A well planned murder ends in the death of the wrong person

 Sandra Rivett: Murdered by Lord Lucan? Was Sandra Rivett murdered by Lord Lucan?

A bleak November night in 1974 - and after months of planning, the 7th Earl of Lucan finally sets into motion a plot that is to turn him into a legend: He sets out to murder the mother of his three children, his estranged wife Veronica.

Although there are many possible scenarios, the most likely one is that the 39-year-old Earl had been planning the murder for nearly a year. He’d borrowed a friend’s car, a Ford Corsair, so that he could dispose of the body; he’d prepared his alibi at the Clermont Club, where he was supposed to be meeting friends for dinner; and he not only had a murder weapon - a piece of lead piping wrapped with white tape - but he had a spare bludgeon in the back of his Ford Corsair. How it would come to haunt him.

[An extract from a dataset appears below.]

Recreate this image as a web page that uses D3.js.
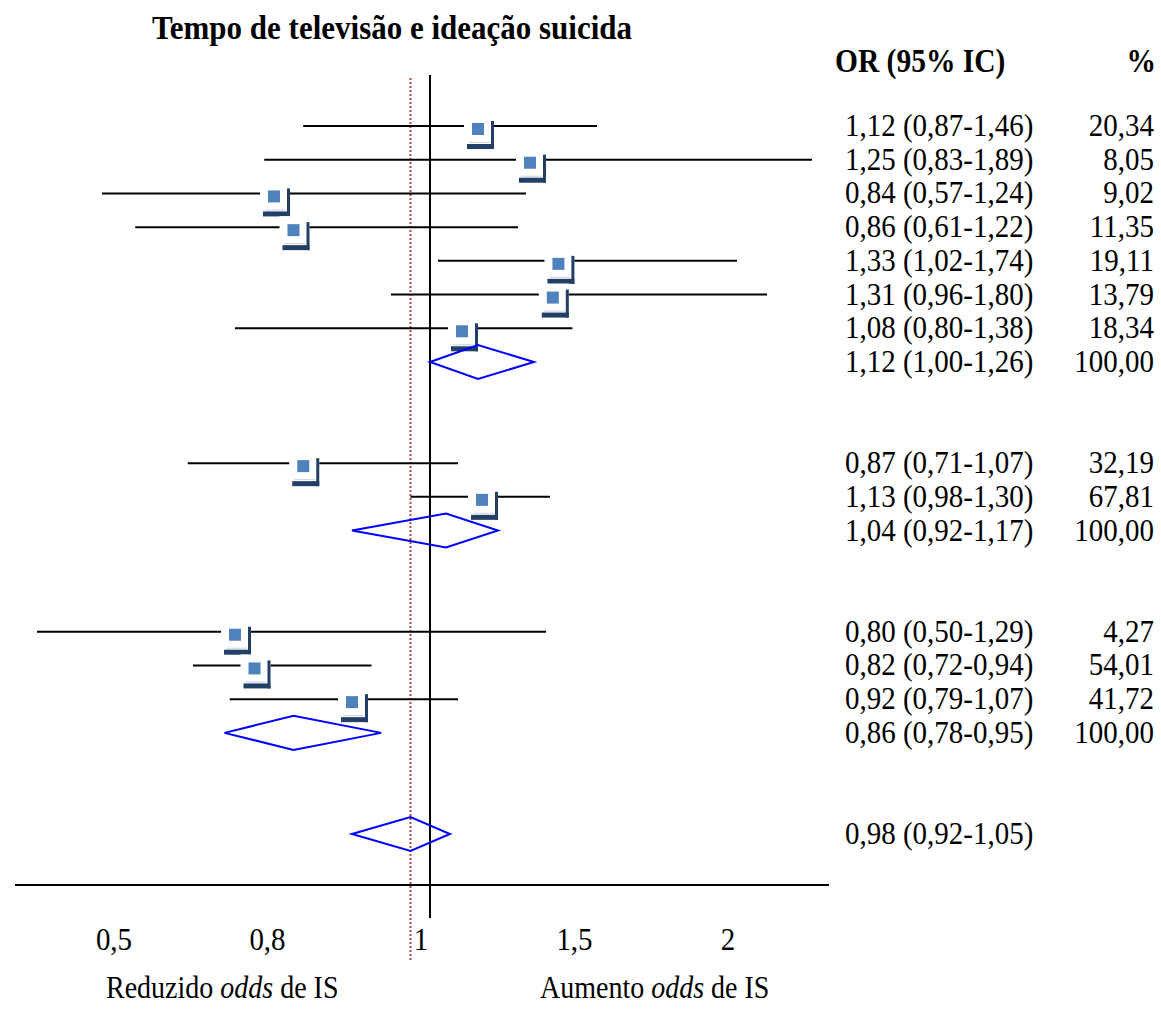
<!DOCTYPE html>
<html lang="pt">
<head>
  <meta charset="UTF-8">
  <title>Tempo de televisão e ideação suicida</title>
  <script src="https://d3js.org/d3.v7.min.js"></script>
  <style>
    body { margin: 0; background: #fff; }
    text { font-family: "Liberation Serif", "Times New Roman", serif; fill: #000; }
  </style>
</head>
<body>

<div id="forest"></div>

<script>
  // odds ratios and 95% CI per line (studies, then subgroup / overall pooled)
  const orEst  = [1.12, 1.25, 0.84, 0.86, 1.33, 1.31, 1.08, 1.12, 0.87, 1.13, 1.04, 0.80, 0.82, 0.92, 0.86, 0.98];
  const orLow  = [0.87, 0.83, 0.57, 0.61, 1.02, 0.96, 0.80, 1.00, 0.71, 0.98, 0.92, 0.50, 0.72, 0.79, 0.78, 0.92];
  const orHigh = [1.46, 1.89, 1.24, 1.22, 1.74, 1.80, 1.38, 1.26, 1.07, 1.30, 1.17, 1.29, 0.94, 1.07, 0.95, 1.05];
  const weights = [20.34, 8.05, 9.02, 11.35, 19.11, 13.79, 18.34, 100, 32.19, 67.81, 100, 4.27, 54.01, 41.72, 100, null];
  const pooled = [false, false, false, false, false, false, false, true, false, false, true, false, false, false, true, true];
  const rowSlot = [0, 1, 2, 3, 4, 5, 6, 7, 10, 11, 12, 15, 16, 17, 18, 21];
  const tickLabels = ["0,5", "0,8", "1", "1,5", "2"];

  const width = 1161, height = 1018;
  const fmt = d3.formatLocale({decimal: ",", thousands: ".", grouping: [3], currency: ["", ""]}).format(".2f");
  const stretch = 1.12; // the original text is a bit taller than it is wide

  const rows = orEst.map((v, i) => ({
    est: v, lo: orLow[i], hi: orHigh[i], w: weights[i], pooled: pooled[i], slot: rowSlot[i]
  }));

  const svg = d3.select("#forest").append("svg")
    .attr("width", width)
    .attr("height", height);

  // x: hand-calibrated odds-ratio axis (the original is not strictly linear)
  const x = d3.scaleLinear()
    .domain([0.5, 0.6, 0.8, 1.0, 1.3, 1.45, 1.8])
    .range([37, 130, 235, 430, 550, 592, 767]);

  const y = d3.scaleLinear().domain([0, 21]).range([126, 834]);

  // tick labels are evenly spaced in the original
  const xt = d3.scalePoint().domain(tickLabels).range([114, 728]);

  const axisY = 885;
  const plotTop = 75;

  // place a text with the vertical stretch
  function label(px, py, size) {
    return svg.append("text")
      .attr("transform", `translate(${px},${py}) scale(1,${stretch})`)
      .style("font-size", size + "px");
  }

  // title
  label(392, 39, 31)
    .attr("text-anchor", "middle")
    .style("font-weight", "bold")
    .text("Tempo de televisão e ideação suicida");

  // column headers
  label(835, 72, 29.5).style("font-weight", "bold").text("OR (95% IC)");
  label(1156, 72, 29.5).attr("text-anchor", "end").style("font-weight", "bold").text("%");

  // reference lines
  svg.append("line")
    .attr("x1", x(orEst[orEst.length - 1])).attr("x2", x(orEst[orEst.length - 1]))
    .attr("y1", plotTop + 3).attr("y2", 962)
    .attr("stroke", "#b04a45").attr("stroke-width", 2)
    .attr("stroke-dasharray", "2,2");

  svg.append("line")
    .attr("x1", x(1)).attr("x2", x(1))
    .attr("y1", plotTop).attr("y2", 918)
    .attr("stroke", "#000").attr("stroke-width", 2);

  svg.append("line")
    .attr("x1", 15).attr("x2", 829)
    .attr("y1", axisY).attr("y2", axisY)
    .attr("stroke", "#000").attr("stroke-width", 2);

  // confidence interval lines for individual studies
  const studies = rows.filter(d => !d.pooled);

  svg.selectAll(".ci")
    .data(studies)
    .enter().append("line")
    .attr("class", "ci")
    .attr("x1", d => x(d.lo)).attr("x2", d => x(d.hi))
    .attr("y1", d => y(d.slot)).attr("y2", d => y(d.slot))
    .attr("stroke", "#000").attr("stroke-width", 2);

  // boxes (white card with dark shadow and blue square)
  const box = svg.selectAll(".box")
    .data(studies)
    .enter().append("g")
    .attr("class", "box")
    .attr("transform", d => `translate(${x(d.est)}, ${y(d.slot) + 3})`);

  box.append("rect")
    .attr("x", -14).attr("y", -14).attr("width", 30).attr("height", 34)
    .attr("fill", "#fff");
  box.append("rect")
    .attr("x", 13).attr("y", -8).attr("width", 3).attr("height", 28)
    .attr("fill", "#243f66");
  box.append("rect")
    .attr("x", -11).attr("y", 15).attr("width", 27).attr("height", 5)
    .attr("fill", "#243f66");
  box.append("line")
    .attr("x1", -9).attr("x2", 12).attr("y1", 13.5).attr("y2", 13.5)
    .attr("stroke", "#c9d3e0").attr("stroke-width", 1);
  box.append("rect")
    .attr("x", -6).attr("y", -6).attr("width", 12).attr("height", 12)
    .attr("fill", "#4f81bd");

  // pooled diamonds
  svg.selectAll(".diamond")
    .data(rows.filter(d => d.pooled))
    .enter().append("path")
    .attr("class", "diamond")
    .attr("d", d => {
      const yc = y(d.slot);
      return `M${x(d.lo)},${yc}L${x(d.est)},${yc - 17}L${x(d.hi)},${yc}L${x(d.est)},${yc + 17}Z`;
    })
    .attr("fill", "none")
    .attr("stroke", "#0000ff")
    .attr("stroke-width", 2);

  // right-hand text columns
  rows.forEach(d => {
    label(845, y(d.slot) + 10, 29)
      .text(`${fmt(d.est)} (${fmt(d.lo)}-${fmt(d.hi)})`);
    if (d.w !== null) {
      label(1154, y(d.slot) + 10, 29)
        .attr("text-anchor", "end")
        .text(fmt(d.w));
    }
  });

  // tick labels
  tickLabels.forEach(t => {
    label(xt(t), 950, 29).attr("text-anchor", "middle").text(t);
  });

  // direction labels
  const left = label(106, 998, 28);
  left.append("tspan").text("Reduzido ");
  left.append("tspan").style("font-style", "italic").text("odds");
  left.append("tspan").text(" de IS");

  const right = label(540, 998, 28);
  right.append("tspan").text("Aumento ");
  right.append("tspan").style("font-style", "italic").text("odds");
  right.append("tspan").text(" de IS");
</script>

</body>
</html>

But the one thing that Lucan had never considered was that on the night of the murder, his wife’s nanny, Sandra Rivett, would change her evening off.

Sandra was 29-years-old, a bubbly redhead, and quite petite; in the dark, she would have looked much like Veronica.

It’s early evening, the Lucans’ three children have gone to bed, and Sandra goes downstairs to make some tea.

Lucan is lurking in the basement with his bludgeon. He’s unscrewed the light-bulb, so that it’s quite dark. Down the stairs comes this slight figure, a woman; it has to be Veronica. Who else could it be?

He attacks her with a flurry of blows, until eventually she’s lying dead on the floor - and then to his utter horror he realises that he’s got the wrong woman. He starts to stuff her into a US mailbag.

And now it’s Veronica who’s coming down the stairs, calling out for Sandra, asking if she’s all right. Lucan attacks her on the stairs, trying to throttle her with his gloved hands, until she strikes him a low-blow in the testicles. He’s winded. For a minute or two, they talk quite calmly.

Lucan goes off to the bathroom to clean up the blood and Veronica takes her chance. She runs out screaming onto the streets of Belgravia and races to the nearby Plumber’s Arms, where she begs them to call the police.

And as for Lord Lucan, he has only a few minutes to flee the house before the start of one of the biggest - and longest - man-hunts in history.

He calls up his mother; he stops over for a drink with a friend; and eventually, still protesting his innocence, he leaves his battered car in Newhaven - and with it, the ultimate proof that he was up to his neck in the murder.

For although it is just possible that somebody else may have murdered Sandra Rivett, Lucan was definitely involved - of that, there can be no doubt. The murder weapon, that bent piece of lead piping, was left at the scene - and meanwhile where was its twin?

The police found the spare bludgeon in the boot of Lucan’s Ford Corsair - and it was this, ultimately, which was to be the smoking gun in the Lucan scandal. Once this second bludgeon had been found, Lucan’s options were limited to either jail or a life-time on the run.

Most of Lucan’s friends from the notorious Clermont Set claim - of course - that he committed suicide long ago.

But they would say that, wouldn’t they?